Leave out the pictures and retype only the lines from the opening line to the line that holds "const TEAL = '#009a9a';", both ends included.

▶

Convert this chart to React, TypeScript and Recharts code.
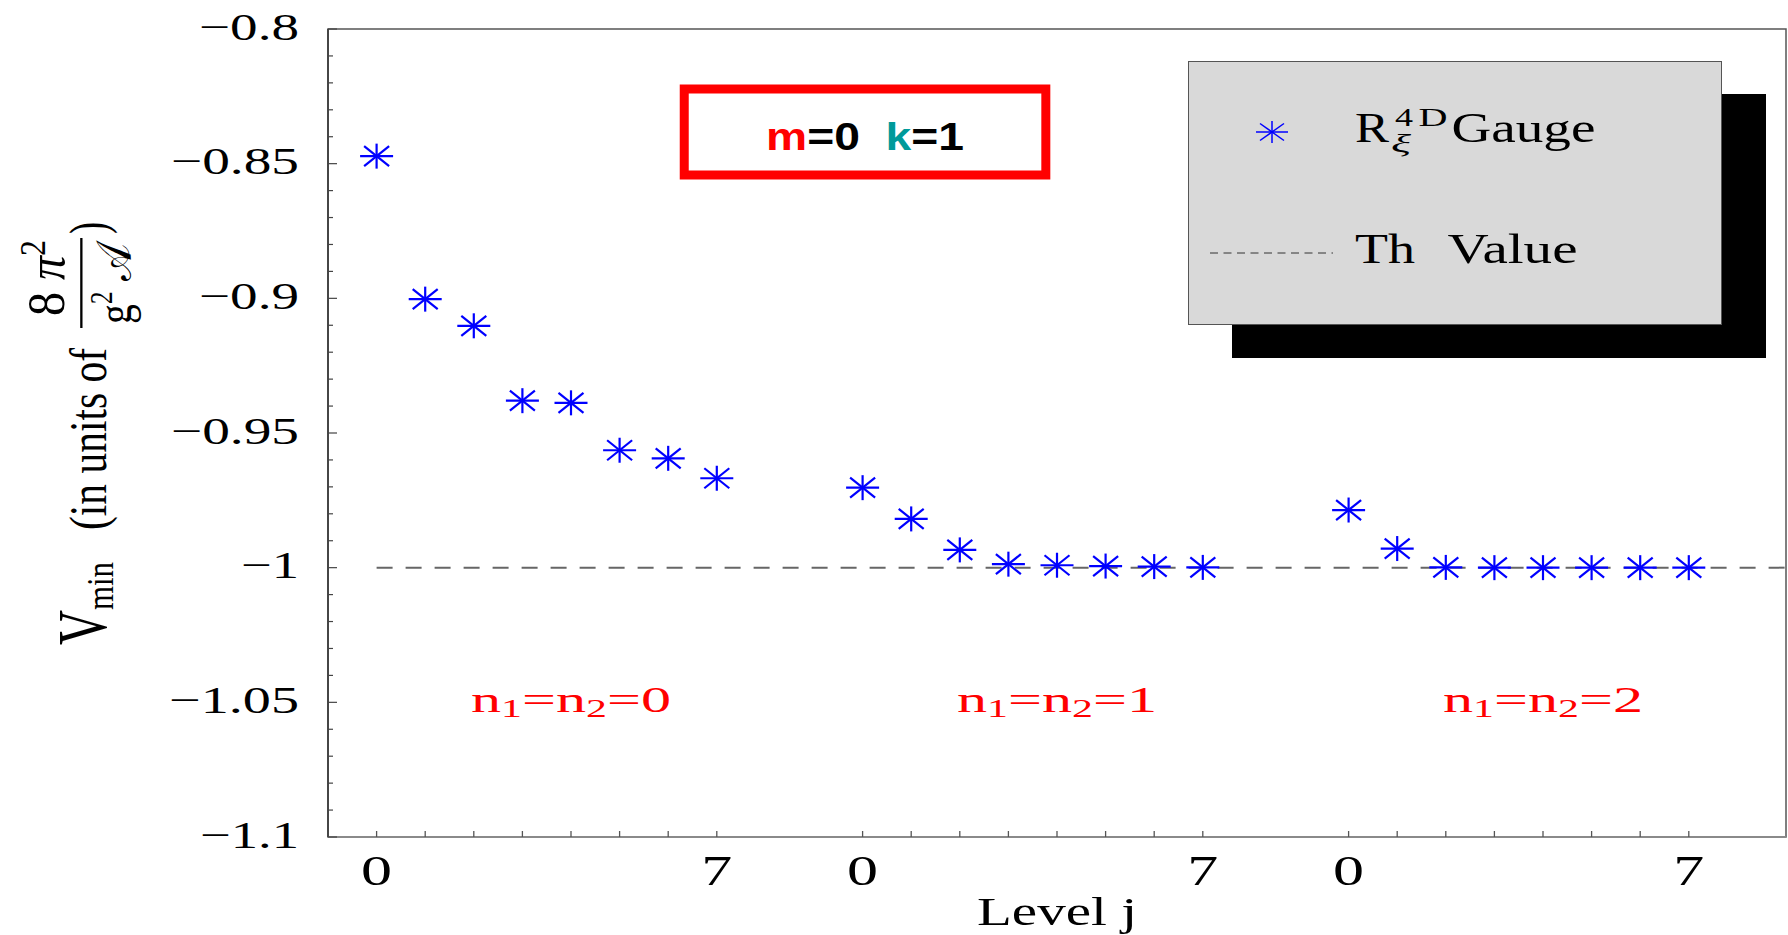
import React from 'react';
import {
  ScatterChart,
  Scatter,
  XAxis,
  YAxis,
  ReferenceLine,
  ReferenceArea,
  Legend,
} from 'recharts';

// ---------------- data ----------------
const LEVELS = [0, 1, 2, 3, 4, 5, 6, 7];
const GROUP_NAMES = ['0', '1', '2']; // n1 = n2 values
const V_N0 = [-0.8472, -0.9003, -0.9102, -0.938, -0.9388, -0.9564, -0.9594, -0.9668];
const V_N1 = [-0.9703, -0.9819, -0.9934, -0.9987, -0.9991, -0.9994, -0.9996, -0.9999];
const V_N2 = [-0.9786, -0.9929, -0.9999, -1.0, -1.0, -1.0, -1.0, -1.0];
const TH_VALUE = -1;
const LABELLED_LEVELS = [0, 7];
const Y_MAJOR_TICKS = [-1.1, -1.05, -1, -0.95, -0.9, -0.85, -0.8];
const Y_MAJOR_LABELS = ['\u22121.1', '\u22121.05', '\u22121', '\u22120.95', '\u22120.9', '\u22120.85', '\u22120.8'];
const ANNOTATION_Y = -1.05;

// ---------------- layout ----------------
const W = 1788;
const H = 935;
const YAXIS_W = 328;
const XAXIS_H = 98;
const M_TOP = 29;
const M_RIGHT = 2;
const PLOT_LEFT = YAXIS_W;
const PLOT_BOTTOM = H - XAXIS_H;
const GROUP_SPACING = 10;
const X_DOMAIN: [number, number] = [-1, 29];
const Y_DOMAIN: [number, number] = [-1.1, -0.8];

const SERIF = '"Liberation Serif", "Times New Roman", Times, serif';
const SANS = '"Liberation Sans", Arial, Helvetica, sans-serif';
const BLUE = '#0000ff';
const RED = '#ff0000';
const TEAL = '#009a9a';

const SERIES = [V_N0, V_N1, V_N2].map((vals, g) =>
  LEVELS.map((lv, i) => ({ x: g * GROUP_SPACING + lv, v: vals[i] }))
);
const ANNOTATIONS = GROUP_NAMES.map((n, g) => ({
  x: g * GROUP_SPACING + 4,
  v: ANNOTATION_Y,
  n,
}));
const X_TICKS = GROUP_NAMES.flatMap((_, g) => LEVELS.map((lv) => g * GROUP_SPACING + lv));
const Y_MINOR_TICKS: number[] = [];
for (let i = 0; i <= 30; i++) Y_MINOR_TICKS.push(Math.round((-1.1 + i * 0.01) * 100) / 100);

const Y_LABEL_LEN: Record<string, number> = {
  '\u22120.8': 100,
  '\u22120.85': 128,
  '\u22120.9': 100,
  '\u22120.95': 128,
  '\u22121': 58,
  '\u22121.05': 130,
  '\u22121.1': 99,
};

// ---------------- pieces ----------------
function Star({ cx, cy, rx = 16.5, ry = 12.5, dx = 12.5, dy = 10, sw = 2.2, color = BLUE }: any) {
  if (cx == null || cy == null) return null;
  return (
    <g stroke={color} strokeWidth={sw} fill="none">
      <line x1={cx - rx} y1={cy} x2={cx + rx} y2={cy} />
      <line x1={cx} y1={cy - ry} x2={cx} y2={cy + ry} />
      <line x1={cx - dx} y1={cy - dy} x2={cx + dx} y2={cy + dy} />
      <line x1={cx - dx} y1={cy + dy} x2={cx + dx} y2={cy - dy} />
    </g>
  );
}

function YTick(props: any) {
  const { y, payload } = props;
  const v = payload.value;
  const idx = Y_MAJOR_TICKS.findIndex((t) => Math.abs(t - v) < 1e-6);
  const major = idx >= 0;
  const label = major ? Y_MAJOR_LABELS[idx] : null;
  return (
    <g>
      <line x1={PLOT_LEFT} x2={PLOT_LEFT + (major ? 9 : 5)} y1={y} y2={y} stroke="#444" strokeWidth={1.2} />
      {label && (
        <text
          x={299}
          y={y + 10.5}
          textAnchor="end"
          fontFamily={SERIF}
          fontSize={38}
          fill="#000"
          textLength={Y_LABEL_LEN[label]}
          lengthAdjust="spacingAndGlyphs"
        >
          {label}
        </text>
      )}
    </g>
  );
}

function XTick(props: any) {
  const { x, payload } = props;
  const v = payload.value;
  const level = ((v % GROUP_SPACING) + GROUP_SPACING) % GROUP_SPACING;
  const show = LABELLED_LEVELS.includes(level);
  return (
    <g>
      <line x1={x} x2={x} y1={PLOT_BOTTOM} y2={PLOT_BOTTOM - 6} stroke="#555" strokeWidth={1.3} />
      {show && (
        <text
          x={x}
          y={PLOT_BOTTOM + 48}
          textAnchor="middle"
          fontFamily={SERIF}
          fontSize={42}
          fill="#000"
          textLength={31}
          lengthAdjust="spacingAndGlyphs"
        >
          {String(level)}
        </text>
      )}
    </g>
  );
}

function XLabel(props: any) {
  const vb = props.viewBox || { x: PLOT_LEFT, y: PLOT_BOTTOM, width: W - M_RIGHT - PLOT_LEFT, height: XAXIS_H };
  return (
    <text
      x={vb.x + vb.width / 2}
      y={vb.y + 88}
      textAnchor="middle"
      fontFamily={SERIF}
      fontSize={41}
      fill="#000"
      textLength={160}
      lengthAdjust="spacingAndGlyphs"
    >
      Level j
    </text>
  );
}

function YLabel() {
  const S = 1.45;
  return (
    <g transform={`translate(106,650) rotate(-90) scale(1,${S})`} fontFamily={SERIF} fill="#000">
      <text x={5} y={0} fontSize={48} textLength={35} lengthAdjust="spacingAndGlyphs">
        V
      </text>
      <text x={40} y={5} fontSize={26} textLength={48} lengthAdjust="spacingAndGlyphs">
        min
      </text>
      <text x={120} y={0} fontSize={36} textLength={182} lengthAdjust="spacingAndGlyphs">
        (in units of
      </text>
      <line x1={322} x2={412} y1={-17} y2={-17} stroke="#000" strokeWidth={1.6} />
      <text x={334} y={-29} fontSize={36} textLength={76} lengthAdjust="spacingAndGlyphs">
        8{'\u00A0'}
        <tspan fontStyle="italic">π</tspan>
        <tspan dy={-13} fontSize={24}>
          2
        </tspan>
      </text>
      <text x={326} y={17} fontSize={34} textLength={80} lengthAdjust="spacingAndGlyphs">
        g<tspan dy={-13} fontSize={22}>2</tspan>
        <tspan dy={13}>{'\u00A0𝒜'}</tspan>
      </text>
      <text x={416} y={0} fontSize={36}>
        )
      </text>
    </g>
  );
}

function AnnotationShape(props: any) {
  const { cx, cy, payload } = props;
  if (cx == null) return null;
  return (
    <text
      x={cx}
      y={cy + 10}
      textAnchor="middle"
      fontFamily={SERIF}
      fontSize={36}
      fill={RED}
      textLength={200}
      lengthAdjust="spacingAndGlyphs"
    >
      n
      <tspan dy={5} fontSize={25}>
        1
      </tspan>
      <tspan dy={-5}>=n</tspan>
      <tspan dy={5} fontSize={25}>
        2
      </tspan>
      <tspan dy={-5}>={payload.n}</tspan>
    </text>
  );
}

function BoxLabel(props: any) {
  const vb = props.viewBox;
  if (!vb) return null;
  return (
    <text
      x={vb.x + vb.width / 2}
      y={vb.y + 61}
      textAnchor="middle"
      fontFamily={SANS}
      fontWeight={700}
      fontSize={38}
      textLength={198}
      lengthAdjust="spacingAndGlyphs"
    >
      <tspan fill={RED}>m</tspan>
      <tspan fill="#000">{'=0\u00A0\u00A0'}</tspan>
      <tspan fill={TEAL}>k</tspan>
      <tspan fill="#000">=1</tspan>
    </text>
  );
}

function LegendBox() {
  return (
    <div
      style={{
        width: 534,
        height: 264,
        boxSizing: 'border-box',
        background: '#d9d9d9',
        border: '1px solid #555',
        boxShadow: '44px 33px 0 0 #000',
      }}
    >
      <svg width={532} height={262} style={{ display: 'block' }}>
        <Star cx={83} cy={70} rx={16} ry={11} dx={12} dy={8.5} sw={1.5} color={BLUE} />
        <g fontFamily={SERIF} fill="#000">
          <text x={166} y={80} fontSize={42} textLength={34} lengthAdjust="spacingAndGlyphs">
            R
          </text>
          <text x={202} y={90} fontSize={26} fontStyle="italic" textLength={20} lengthAdjust="spacingAndGlyphs">
            ξ
          </text>
          <text x={206} y={64} fontSize={26} textLength={18} lengthAdjust="spacingAndGlyphs">
            4
          </text>
          <text x={229.5} y={64} fontSize={26} textLength={29} lengthAdjust="spacingAndGlyphs">
            D
          </text>
          <text x={262.4} y={80} fontSize={42} textLength={144} lengthAdjust="spacingAndGlyphs">
            Gauge
          </text>
          <line x1={21} x2={144} y1={191} y2={191} stroke="#333" strokeWidth={1} strokeDasharray="8 5.5" />
          <text x={166} y={201} fontSize={42} textLength={60} lengthAdjust="spacingAndGlyphs">
            Th
          </text>
          <text x={258.5} y={201} fontSize={42} textLength={130} lengthAdjust="spacingAndGlyphs">
            Value
          </text>
        </g>
      </svg>
    </div>
  );
}

export default function App() {
  return (
    <div style={{ position: 'absolute', left: 0, top: 0, width: W, height: H, background: '#fff' }}>
      <ScatterChart
        width={W}
        height={H}
        margin={{ top: M_TOP, right: M_RIGHT, bottom: 0, left: 0 }}
        style={{ background: '#fff' }}
      >
        <XAxis
          type="number"
          dataKey="x"
          domain={X_DOMAIN}
          ticks={X_TICKS}
          interval={0}
          allowDataOverflow
          height={XAXIS_H}
          tick={<XTick />}
          tickLine={false}
          axisLine={{ stroke: '#8a8a8a', strokeWidth: 2 }}
          label={<XLabel />}
        />
        <YAxis
          type="number"
          dataKey="v"
          domain={Y_DOMAIN}
          ticks={Y_MINOR_TICKS}
          interval={0}
          allowDataOverflow
          width={YAXIS_W}
          tick={<YTick />}
          tickLine={false}
          axisLine={{ stroke: '#333', strokeWidth: 1.5 }}
          label={<YLabel />}
        />
        <ReferenceArea
          x1={X_DOMAIN[0]}
          x2={X_DOMAIN[1]}
          y1={Y_DOMAIN[0]}
          y2={Y_DOMAIN[1]}
          fill="none"
          fillOpacity={0}
          stroke="#555"
          strokeWidth={1.5}
          ifOverflow="visible"
        />
        <ReferenceLine
          segment={[
            { x: 0, y: TH_VALUE },
            { x: X_DOMAIN[1], y: TH_VALUE },
          ]}
          stroke="#666"
          strokeWidth={2}
          strokeDasharray="16 13"
          ifOverflow="visible"
        />
        <ReferenceArea
          x1={6.33}
          x2={13.77}
          y1={-0.8542}
          y2={-0.8223}
          fill="#fff"
          fillOpacity={1}
          stroke={RED}
          strokeWidth={9}
          ifOverflow="visible"
          label={<BoxLabel />}
        />
        {SERIES.map((d, g) => (
          <Scatter
            key={g}
            name={`n${g}`}
            data={d}
            isAnimationActive={false}
            shape={(p: any) => <Star cx={p.cx} cy={p.cy} />}
            legendType="none"
          />
        ))}
        <Scatter
          name="labels"
          data={ANNOTATIONS}
          isAnimationActive={false}
          shape={(p: any) => <AnnotationShape {...p} />}
          legendType="none"
        />
        <Legend
          layout="horizontal"
          verticalAlign="middle"
          align="center"
          wrapperStyle={{ left: 1188, top: 61, width: 534, height: 264 }}
          content={() => <LegendBox />}
        />
      </ScatterChart>
    </div>
  );
}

◀

__Solved exercise__:
Convert this chart to React, TypeScript and Recharts code.
import React from 'react';
import {
  ScatterChart,
  Scatter,
  XAxis,
  YAxis,
  ReferenceLine,
  ReferenceArea,
  Legend,
} from 'recharts';

// ---------------- data ----------------
const LEVELS = [0, 1, 2, 3, 4, 5, 6, 7];
const GROUP_NAMES = ['0', '1', '2']; // n1 = n2 values
const V_N0 = [-0.8472, -0.9003, -0.9102, -0.938, -0.9388, -0.9564, -0.9594, -0.9668];
const V_N1 = [-0.9703, -0.9819, -0.9934, -0.9987, -0.9991, -0.9994, -0.9996, -0.9999];
const V_N2 = [-0.9786, -0.9929, -0.9999, -1.0, -1.0, -1.0, -1.0, -1.0];
const TH_VALUE = -1;
const LABELLED_LEVELS = [0, 7];
const Y_MAJOR_TICKS = [-1.1, -1.05, -1, -0.95, -0.9, -0.85, -0.8];
const Y_MAJOR_LABELS = ['\u22121.1', '\u22121.05', '\u22121', '\u22120.95', '\u22120.9', '\u22120.85', '\u22120.8'];
const ANNOTATION_Y = -1.05;

// ---------------- layout ----------------
const W = 1788;
const H = 935;
const YAXIS_W = 328;
const XAXIS_H = 98;
const M_TOP = 29;
const M_RIGHT = 2;
const PLOT_LEFT = YAXIS_W;
const PLOT_BOTTOM = H - XAXIS_H;
const GROUP_SPACING = 10;
const X_DOMAIN: [number, number] = [-1, 29];
const Y_DOMAIN: [number, number] = [-1.1, -0.8];

const SERIF = '"Liberation Serif", "Times New Roman", Times, serif';
const SANS = '"Liberation Sans", Arial, Helvetica, sans-serif';
const BLUE = '#0000ff';
const RED = '#ff0000';
const TEAL = '#009a9a';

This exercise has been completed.